EPFL hosts major fusion meeting
The JET and Medium-Size Tokamaks General Planning Meeting was held last week in Lausanne at the Olympic Museum. The conference is a major step towards the internationalization of the EPFL’s TCV tokamak.
The EUROfusion Consortium is the umbrella organization of all fusion research laboratories in Europe, including Switzerland. Current fusion efforts are directed towards the ITER project, a reactor-scale international experiment expected to be the first fusion plant to produce more power than it needs for its operation. EUROfusion is tasked with building the roadmap to ITER and DEMO, the prototype of a fusion commercial reactor that will provide large amounts of electricity to the grid, and does so through the Joint European Torus (JET) in the UK, sometimes referred to as “little ITER”.
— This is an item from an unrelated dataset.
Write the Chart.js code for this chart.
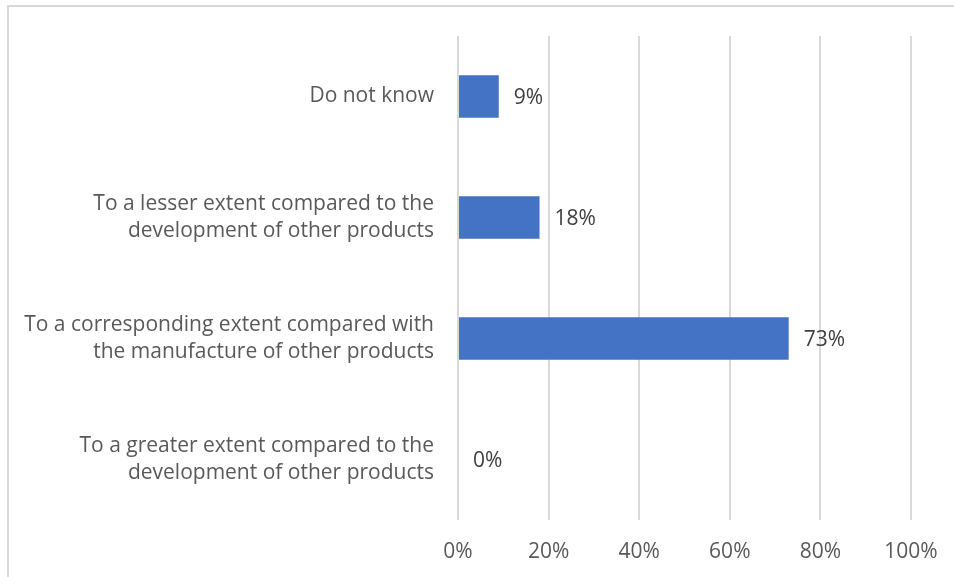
<!DOCTYPE html>
<html>
<head>
<meta charset="utf-8">
<script src="https://cdn.jsdelivr.net/npm/chart.js@4/dist/chart.umd.min.js"></script>
<style>
    html, body { margin: 0; padding: 0; background: #ffffff; }
    #wrap { position: relative; width: 954px; height: 577px; overflow: hidden; }
    #frame {
        position: absolute; left: 7px; top: 5px; width: 1000px; height: 700px;
        border-top: 2px solid #d9d9d9; border-left: 2px solid #d9d9d9;
    }
    canvas { position: absolute; left: 0; top: 0; }
</style>
</head>
<body>
<div id="wrap">
    <div id="frame"></div>
    <canvas id="chart" width="954" height="577"></canvas>
</div>
<script>
// Survey answers, top to bottom as in the picture
const categories = [
    ['Do not know'],
    ['To a lesser extent compared to the', 'development of other products'],
    ['To a corresponding extent compared with', 'the manufacture of other products'],
    ['To a greater extent compared to the', 'development of other products']
];
const shares = [9, 18, 73, 0];
const tickValues = [0, 20, 40, 60, 80, 100];

const FONT = '"Open Sans", "Liberation Sans", sans-serif';

// Percent labels drawn to the right of each bar
const valueLabels = {
    id: 'valueLabels',
    afterDatasetsDraw(chart) {
        const ctx = chart.ctx;
        const meta = chart.getDatasetMeta(0);
        ctx.save();
        ctx.font = '21px ' + FONT;
        ctx.fillStyle = '#404040';
        ctx.textAlign = 'left';
        ctx.textBaseline = 'middle';
        meta.data.forEach((bar, i) => {
            ctx.fillText(shares[i] + '%', bar.x + 15, bar.y + 2);
        });
        ctx.restore();
    }
};

new Chart(document.getElementById('chart'), {
    type: 'bar',
    data: {
        labels: categories,
        datasets: [{
            data: shares,
            backgroundColor: '#4472c4',
            borderWidth: 0,
            categoryPercentage: 1,
            barPercentage: 0.35
        }]
    },
    options: {
        indexAxis: 'y',
        responsive: false,
        animation: false,
        layout: { padding: { top: 36, right: 43, left: 0, bottom: 0 } },
        plugins: {
            legend: { display: false },
            tooltip: { enabled: false }
        },
        scales: {
            x: {
                min: 0,
                max: 100,
                afterBuildTicks(scale) {
                    scale.ticks = tickValues.map(v => ({ value: v }));
                },
                afterFit(scale) {
                    scale.height = 57;
                    scale.paddingLeft = 0;
                    scale.paddingRight = 0;
                },
                grid: { color: '#d9d9d9', lineWidth: 2, drawTicks: false },
                border: { display: false },
                ticks: {
                    padding: 19,
                    color: '#595959',
                    font: { family: FONT, size: 21 },
                    callback: v => v + '%'
                }
            },
            y: {
                afterFit(scale) {
                    scale.width = 458;
                    scale.paddingTop = 0;
                    scale.paddingBottom = 0;
                },
                grid: { display: false, drawTicks: false },
                border: { display: false },
                ticks: {
                    padding: 24,
                    color: '#595959',
                    font: { family: FONT, size: 21, lineHeight: 1.33 }
                }
            }
        }
    },
    plugins: [valueLabels]
});
</script>
</body>
</html>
Offering key infrastructure to the EUROfusion roadmap, EPFL’s TCV tokamak carries out important experimental work to the venture, focusing on different plasma confinements and shapes. The EPFL being a key member of EUROfusion, its Center for Research in Plasma Physics (CRPP), which runs the TCV, organized a JET and Medium-Size Tokamaks General Planning Meeting at Lausanne’s Olympic Museum.
The Meeting focused on proposals for experiments aligned with the EUROfusion roadmap and that could be performed in 2015 on the roadmap’s dedicated devices: JET, ASDEX Upgrade and EPFL’s TCV. Scientists presented their views of a comprehensive experimental strategy, which was discussed by the almost 150 senior scientists attending the conference.
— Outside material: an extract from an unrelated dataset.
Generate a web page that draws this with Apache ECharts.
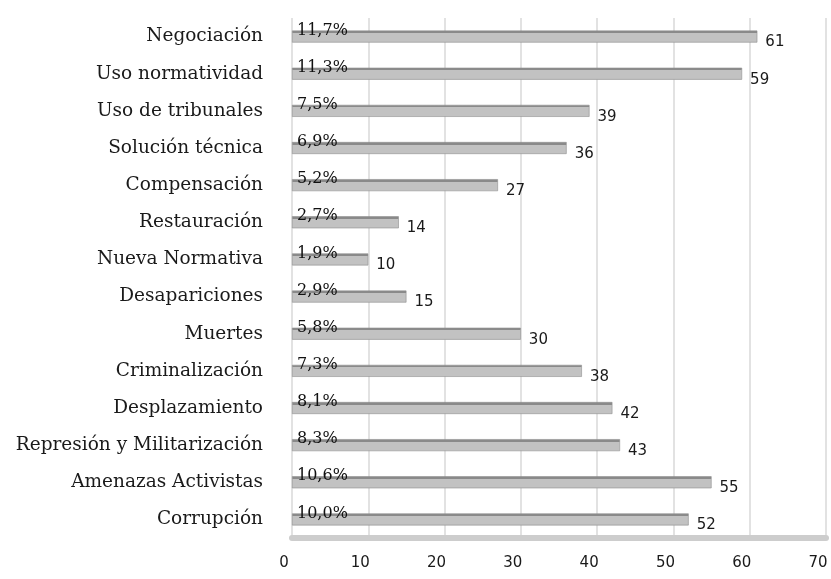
<!DOCTYPE html>
<html>
<head>
<meta charset="utf-8">
<script src="https://cdn.jsdelivr.net/npm/echarts@6/dist/echarts.min.js"></script>
<style>
  html, body { margin: 0; padding: 0; background: #fff; }
  #main { width: 831px; height: 579px; }
</style>
</head>
<body>
<div id="main"></div>
<script>
// datos
const categorias = [
  'Negociación', 'Uso normatividad', 'Uso de tribunales', 'Solución técnica',
  'Compensación', 'Restauración', 'Nueva Normativa', 'Desapariciones',
  'Muertes', 'Criminalización', 'Desplazamiento', 'Represión y Militarización',
  'Amenazas Activistas', 'Corrupción'
];
const valores = [61, 59, 39, 36, 27, 14, 10, 15, 30, 38, 42, 43, 55, 52];
const porcentajes = ['11,7%', '11,3%', '7,5%', '6,9%', '5,2%', '2,7%', '1,9%',
  '2,9%', '5,8%', '7,3%', '8,1%', '8,3%', '10,6%', '10,0%'];
const ejeX = { min: 0, max: 70, interval: 10 };

var myChart = echarts.init(document.getElementById('main'));

// barra con cara superior oscura (efecto 3d)
const colorBarra = new echarts.graphic.LinearGradient(0, 0, 0, 1, [
  { offset: 0, color: '#8a8a8a' },
  { offset: 0.22, color: '#8a8a8a' },
  { offset: 0.22, color: '#c2c2c2' },
  { offset: 1, color: '#c2c2c2' }
]);

myChart.setOption({
  animation: false,
  grid: { left: 292, right: 5, top: 18, bottom: 41 },
  xAxis: {
    type: 'value',
    min: ejeX.min,
    max: ejeX.max,
    interval: ejeX.interval,
    axisLine: { show: true, lineStyle: { color: '#cdcdcd', width: 6 } },
    axisTick: { show: false },
    splitLine: { show: true, lineStyle: { color: '#d9d9d9', width: 1.5 } },
    axisLabel: {
      margin: 18,
      padding: [0, 16, 0, 0],
      color: '#1a1a1a',
      fontSize: 15,
      fontFamily: 'DejaVu Sans'
    }
  },
  yAxis: {
    type: 'category',
    data: categorias,
    inverse: true,
    axisLine: { show: false },
    axisTick: { show: false },
    axisLabel: {
      margin: 29,
      color: '#1a1a1a',
      fontSize: 18.5,
      fontFamily: 'DejaVu Serif'
    }
  },
  series: [
    {
      type: 'bar',
      data: valores,
      barWidth: 12,
      itemStyle: { color: colorBarra, borderColor: '#8f8f8f', borderWidth: 0.6 },
      label: {
        show: true,
        position: 'right',
        offset: [3, 6],
        color: '#1a1a1a',
        fontSize: 15,
        fontFamily: 'DejaVu Sans'
      }
    },
    {
      // solo para la etiqueta del porcentaje
      type: 'bar',
      data: valores,
      barWidth: 12,
      barGap: '-100%',
      itemStyle: { color: 'rgba(0,0,0,0)' },
      label: {
        show: true,
        position: 'insideLeft',
        offset: [0, -6],
        formatter: function (p) { return porcentajes[p.dataIndex]; },
        color: '#111',
        fontSize: 16,
        fontFamily: 'DejaVu Serif'
      }
    }
  ]
});
</script>
</body>
</html>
The selected experiments will be performed on EUROfusion’s different devices by international groups of physicists. The plan calls for the TCV to be used for almost two months in 2015 and early 2016, while it will also continue to operate for EPFL’s own research goals, which are generally also aligned with the ITER roadmap.
The conference included a visit of the TCV, followed by a reception at the CRPP’s site.